A: Yes, we cannot deny it. There has not been an understanding from Hindu leaders. We remained more in rituals rather than attending to the mental and psychological aspects of people.
Many Hindu institutions are engaged in a lot of service activity, but poverty is something that can be taken advantage of by luring people financially or otherwise and asking them to convert. That is wrong.
Secondly, our Hindu population is not well-educated in its own roots. In this, Hindu leaders have definitely not done their job, they could have done better. We just remained in the kathas of Ramayan, Mahabharat, and Bhagavat. We didn’t go a little further in addressing grievances and needs.
The things that are said in other religions are said in the Bhagavad Gita also but that has not been highlighted. Lord Krishna says, ‘I will relieve you of all your sins, come unto me.’ Now, this is seldom quoted but what is popularly quoted is ‘Do your duty, don’t worry about the result.’ Today’s young people who are in pain are looking for the ‘I will relieve your sins,’ and Lord Krishna has said this, but we don’t highlight it.
Another thing we have not highlighted is that God is One and has many forms.
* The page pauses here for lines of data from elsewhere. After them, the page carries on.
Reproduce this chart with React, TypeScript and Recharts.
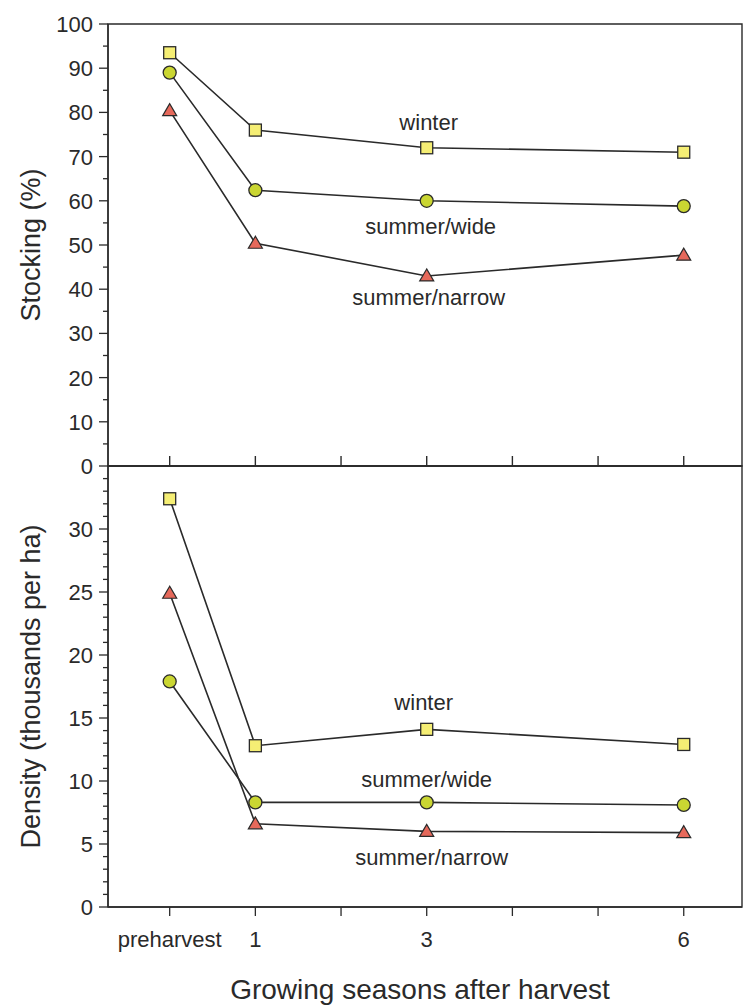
import { LineChart, Line, XAxis, YAxis, ReferenceArea } from "recharts";

// growing seasons after harvest (0 = preharvest)
const SEASONS = [0, 1, 3, 6];
const SEASON_TICKS = [0, 1, 2, 3, 4, 5, 6];
const SEASON_LABELS = ["preharvest", "1", "", "3", "", "", "6"];
const X_DOMAIN: [number, number] = [-0.72, 6.68];

// Stocking (%)
const STOCK_WINTER = [93.5, 76, 72, 71];
const STOCK_WIDE = [89, 62.4, 60, 58.8];
const STOCK_NARROW = [80.4, 50.4, 43, 47.7];
const STOCK_MAJOR = [0, 10, 20, 30, 40, 50, 60, 70, 80, 90, 100];
const STOCK_MINOR = [5, 15, 25, 35, 45, 55, 65, 75, 85, 95];

// Density (thousands per ha)
const DENS_WINTER = [32.4, 12.8, 14.1, 12.9];
const DENS_WIDE = [17.9, 8.3, 8.3, 8.1];
const DENS_NARROW = [24.9, 6.6, 6.0, 5.9];
const DENS_MAJOR = [0, 5, 10, 15, 20, 25, 30];
const DENS_MINOR = [1, 2, 3, 4, 6, 7, 8, 9, 11, 12, 13, 14, 16, 17, 18, 19, 21, 22, 23, 24, 26, 27, 28, 29, 31, 32, 33, 34];

const SERIES_NAMES = ["winter", "summer/wide", "summer/narrow"];

const INK = "#2a2a2a";
const FONT = '"Liberation Sans", Arial, Helvetica, sans-serif';

const stockData = SEASONS.map((x, i) => ({
  x,
  winter: STOCK_WINTER[i],
  wide: STOCK_WIDE[i],
  narrow: STOCK_NARROW[i],
}));

const densData = SEASONS.map((x, i) => ({
  x,
  winter: DENS_WINTER[i],
  wide: DENS_WIDE[i],
  narrow: DENS_NARROW[i],
}));

// series label drawn next to the point at season 3, offset in px
const LABEL_AT = 3;
const STOCK_LABEL_OFFSET = { winter: [2, -25], wide: [4, 26], narrow: [2, 22] };
const DENS_LABEL_OFFSET = { winter: [-3, -27], wide: [0, -23], narrow: [5, 26] };

type Kind = "square" | "circle" | "triangle";

const makeDot = (kind: Kind, name: string, off: number[]) => (props: any) => {
  const { cx, cy, payload, index } = props;
  let mark;
  if (kind === "square") {
    mark = <rect x={cx - 6} y={cy - 6} width={12} height={12} fill="#f5ee74" stroke={INK} strokeWidth={1.3} />;
  } else if (kind === "circle") {
    mark = <circle cx={cx} cy={cy} r={6.5} fill="#cad632" stroke={INK} strokeWidth={1.3} />;
  } else {
    mark = (
      <polygon
        points={`${cx},${cy - 7} ${cx - 7},${cy + 5} ${cx + 7},${cy + 5}`}
        fill="#e6695b"
        stroke={INK}
        strokeWidth={1.2}
      />
    );
  }
  return (
    <g key={`d-${name}-${index}`}>
      {mark}
      {payload && payload.x === LABEL_AT && (
        <text x={cx + off[0]} y={cy + off[1]} dominantBaseline="central" textAnchor="middle" fontSize={22} fill={INK}>
          {name}
        </text>
      )}
    </g>
  );
};

const yTick = (majors: number[]) => (props: any) => {
  const { x, y, payload } = props;
  const major = majors.includes(payload.value);
  return (
    <g>
      <line x1={x} y1={y} x2={x - (major ? 9 : 5)} y2={y} stroke={INK} strokeWidth={1.3} />
      {major && (
        <text x={x - 15} y={y} dy="0.36em" textAnchor="end" fontSize={22} fill={INK}>
          {payload.value}
        </text>
      )}
    </g>
  );
};

const xTickDown = (props: any) => {
  const { x, y, payload } = props;
  const label = SEASON_LABELS[SEASON_TICKS.indexOf(payload.value)];
  return (
    <g>
      <line x1={x} y1={y} x2={x} y2={y + 9} stroke={INK} strokeWidth={1.3} />
      {label && (
        <text x={x} y={y + 40} textAnchor="middle" fontSize={22} fill={INK}>
          {label}
        </text>
      )}
    </g>
  );
};

// ticks of the shared middle axis point up into the stocking panel
const xTickUp = (props: any) => {
  const { x, y } = props;
  return (
    <g>
      <line x1={x} y1={y} x2={x} y2={y - 10} stroke={INK} strokeWidth={1.4} />
    </g>
  );
};

function seriesLines(offsets: Record<string, number[]>) {
  const keys = ["winter", "wide", "narrow"];
  const kinds: Kind[] = ["square", "circle", "triangle"];
  return keys.map((k, i) => (
    <Line
      key={k}
      dataKey={k}
      type="linear"
      stroke={INK}
      strokeWidth={1.6}
      dot={makeDot(kinds[i], SERIES_NAMES[i], offsets[k])}
      activeDot={false}
      isAnimationActive={false}
    />
  ));
}

const frame = (yMax: number) => (
  <ReferenceArea
    x1={X_DOMAIN[0]}
    x2={X_DOMAIN[1]}
    y1={0}
    y2={yMax}
    fill="none"
    fillOpacity={0}
    stroke={INK}
    strokeWidth={1.4}
  />
);

export default function App() {
  return (
    <div style={{ position: "absolute", left: 0, top: 0, width: 744, height: 1007, background: "#fff", fontFamily: FONT }}>
      <div style={{ position: "absolute", left: 0, top: 0 }}>
        <LineChart width={744} height={480} data={stockData} margin={{ top: 24, right: 2, bottom: 0, left: 8 }}>
          <XAxis
            dataKey="x"
            type="number"
            domain={X_DOMAIN}
            allowDataOverflow
            ticks={SEASON_TICKS}
            interval={0}
            height={14}
            tickSize={0}
            tickMargin={0}
            tickLine={false}
            tick={xTickUp}
            axisLine={{ stroke: INK, strokeWidth: 1.4 }}
          />
          <YAxis
            type="number"
            domain={[0, 100]}
            ticks={[...STOCK_MAJOR, ...STOCK_MINOR].sort((a, b) => a - b)}
            interval={0}
            width={100}
            tickSize={0}
            tickMargin={0}
            tickLine={false}
            tick={yTick(STOCK_MAJOR)}
            axisLine={{ stroke: INK, strokeWidth: 1.4 }}
            label={{
              value: "Stocking (%)",
              angle: -90,
              position: "insideLeft",
              offset: 22,
              style: { textAnchor: "middle", fontSize: 27, fill: INK },
            }}
          />
          {frame(100)}
          {seriesLines(STOCK_LABEL_OFFSET)}
        </LineChart>
      </div>
      <div style={{ position: "absolute", left: 0, top: 440 }}>
        <LineChart width={744} height={567} data={densData} margin={{ top: 26, right: 2, bottom: 0, left: 8 }}>
          <XAxis
            dataKey="x"
            type="number"
            domain={X_DOMAIN}
            allowDataOverflow
            ticks={SEASON_TICKS}
            interval={0}
            height={100}
            tickSize={0}
            tickMargin={0}
            tickLine={false}
            tick={xTickDown}
            axisLine={{ stroke: INK, strokeWidth: 1.4 }}
            label={{
              value: "Growing seasons after harvest",
              position: "insideBottom",
              offset: 8,
              dx: -5,
              style: { fontSize: 28, fill: INK },
            }}
          />
          <YAxis
            type="number"
            domain={[0, 35]}
            allowDataOverflow
            ticks={[...DENS_MAJOR, ...DENS_MINOR].sort((a, b) => a - b)}
            interval={0}
            width={100}
            tickSize={0}
            tickMargin={0}
            tickLine={false}
            tick={yTick(DENS_MAJOR)}
            axisLine={{ stroke: INK, strokeWidth: 1.4 }}
            label={{
              value: "Density (thousands per ha)",
              angle: -90,
              position: "insideLeft",
              offset: 22,
              style: { textAnchor: "middle", fontSize: 27, fill: INK },
            }}
          />
          {frame(35)}
          {seriesLines(DENS_LABEL_OFFSET)}
        </LineChart>
      </div>
    </div>
  );
}
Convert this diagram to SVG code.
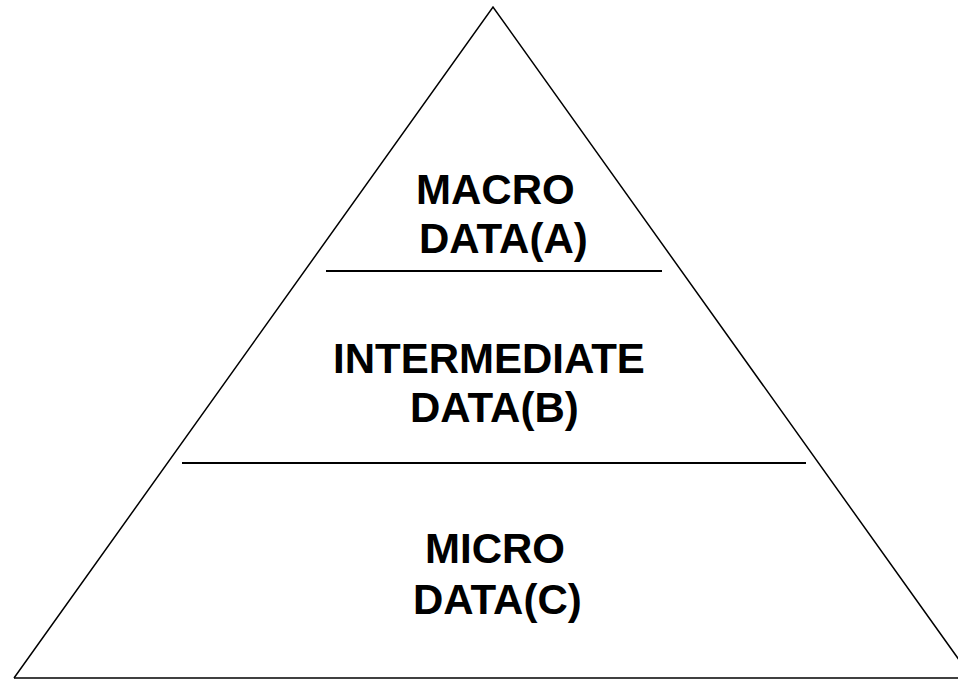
<svg xmlns="http://www.w3.org/2000/svg" width="958" height="680" viewBox="0 0 958 680">
<style>
.edge{stroke:#000;stroke-width:1.5;fill:none}
.div{stroke:#000;stroke-width:2;fill:none}
.lbl{font-family:"Liberation Sans",Arial,sans-serif;font-weight:bold;font-size:42px;fill:#000}
</style>
<rect width="958" height="680" fill="#fff"/>
<g id="pyramid">
<polyline class="edge" points="14,678 493,7 972,678"/>
<line class="edge" x1="14" y1="678" x2="958" y2="678"/>
</g>
<g id="connectors">
<line class="div" x1="326" y1="271" x2="662" y2="271"/>
<line class="div" x1="182" y1="463" x2="806" y2="463"/>
</g>
<g id="macro"><text class="lbl" x="416" y="204">MACRO</text><text class="lbl" x="419" y="253">DATA(A)</text></g>
<g id="intermediate"><text class="lbl" x="333" y="373">INTERMEDIATE</text><text class="lbl" x="410" y="422">DATA(B)</text></g>
<g id="micro"><text class="lbl" x="425" y="563">MICRO</text><text class="lbl" x="413" y="614">DATA(C)</text></g>
</svg>
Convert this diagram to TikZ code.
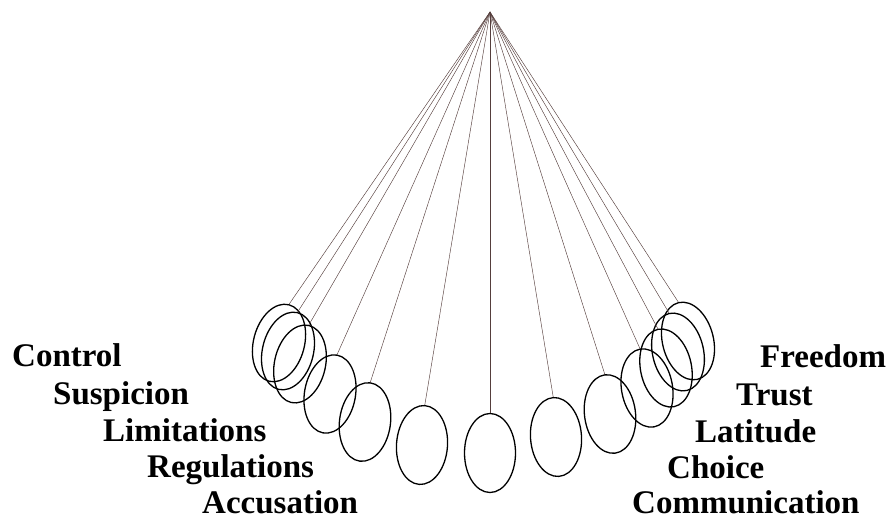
\documentclass[tikz,border=0pt]{standalone}
\usepackage{fontspec}
\setmainfont{Liberation Serif}
\usepackage{tikz}
\usetikzlibrary{shapes.geometric, positioning}
\definecolor{wirebrown}{RGB}{85,62,60}

\begin{document}
\begin{tikzpicture}[x=1pt, y=-1pt,
    bob/.style={draw, ellipse, line width=1.3pt, minimum width=51pt, minimum height=79pt, inner sep=0pt},
    wire/.style={draw=wirebrown, line width=0.45pt},
    word/.style={anchor=base west, inner sep=0pt, font=\fontsize{33}{36}\selectfont\bfseries}]
    \useasboundingbox (0,0) rectangle (894,519);

    % Pivot of the cradle
    \coordinate (top) at (490,12);

    % Left swing
    \node[bob, rotate=-14.6] (bobL1) at (279,343) {};
    \node[bob, rotate=-13.9] (bobL2) at (288,351) {};
    \node[bob, rotate=-12.8] (bobL3) at (300,364) {};
    \node[bob, rotate=-10.2] (bobL4) at (330,394) {};
    \node[bob, rotate=-7.6]  (bobL5) at (365,422) {};
    \node[bob, rotate=-4.0]  (bobL6) at (422,445) {};
    \node[bob]               (bobC)  at (490,453) {};
    % Right swing
    \node[bob, rotate=4.0]   (bobR6) at (556,437) {};
    \node[bob, rotate=7.5]   (bobR5) at (610,414) {};
    \node[bob, rotate=10.2]  (bobR4) at (647,388) {};
    \node[bob, rotate=11.8]  (bobR3) at (666,368) {};
    \node[bob, rotate=13.0]  (bobR2) at (678,352) {};
    \node[bob, rotate=14.0]  (bobR1) at (688,341) {};

    % Strings
    \foreach \b in {bobL1,bobL2,bobL3,bobL4,bobL5,bobL6,bobC,bobR6,bobR5,bobR4,bobR3,bobR2,bobR1}
        \draw[wire] (top) -- (\b.north);

    % Left words
    \node[word] (control) at (12,366) {Control};
    \node[word] (suspicion) at (53,404) {Suspicion};
    \node[word] (limitations) at (103,441) {Limitations};
    \node[word] (regulations) at (147,477) {Regulations};
    \node[word] (accusation) at (202,513) {Accusation};

    % Right words
    \node[word] (freedom) at (760,367) {Freedom};
    \node[word] (trust) at (736,405) {Trust};
    \node[word] (latitude) at (695,442) {Latitude};
    \node[word] (choice) at (667,478) {Choice};
    \node[word] (communication) at (632,513) {Communication};
\end{tikzpicture}
\end{document}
People grow up thinking you have to please so many gods and goddesses, and that it is too complicated. It causes fear in the mind and people think, ‘I gave a flower to this God, did namaste to that God, and the other God will be angry,’ causing a split in the mind, in the devotion amongst the younger generation. We have to bring them Vedantic knowledge, the highest knowledge. People are ready for it.
Q: Is a personal God needed in the practice of yoga?
A: To feel a personal connection to God is necessary! God is not an object. Sage Patanjali says in the Yoga Sutra, by adoring the divine, samadhi happens easily. Bhakti is necessary. Nothing works without bhakti.
Q: We say love is the purest emotion…
A: Love is not an emotion. Love is your very existence!
Q: When people think of you, it is always of a smiling visage. When did you last get angry?
A: (Laughing). It’s like asking when did you beat up your wife! First, you have to ask, do you have a wife or not?
Q: So, no temper ever?
A: Still laughing, shakes his head.
Q: Are you happy with where Art of Living is today?
A: I am content.
Q: What would you like to see happen in ten years?
A: See, if I thought such things…then I cannot be sitting in the seat where I am. I have no desires at all. It is all happening naturally and it is for people to take it where they want to take it. Here is the knowledge, here is the wisdom, Art of Living is just the framework.
Adi Sankara after whom you were named: The architect of India! Yes, I was born on his birthday.
Ego: Something you need not worry about.
Mind: You have to be mindful.
Music: It comes with life.
Silence: Mother of all creativity and peace.
Favorite place: (Pointing to his heart). Inside.
Hollywood and Bollywood: Places that create illusion. Yogis love Holy-wood which destroys the illusion.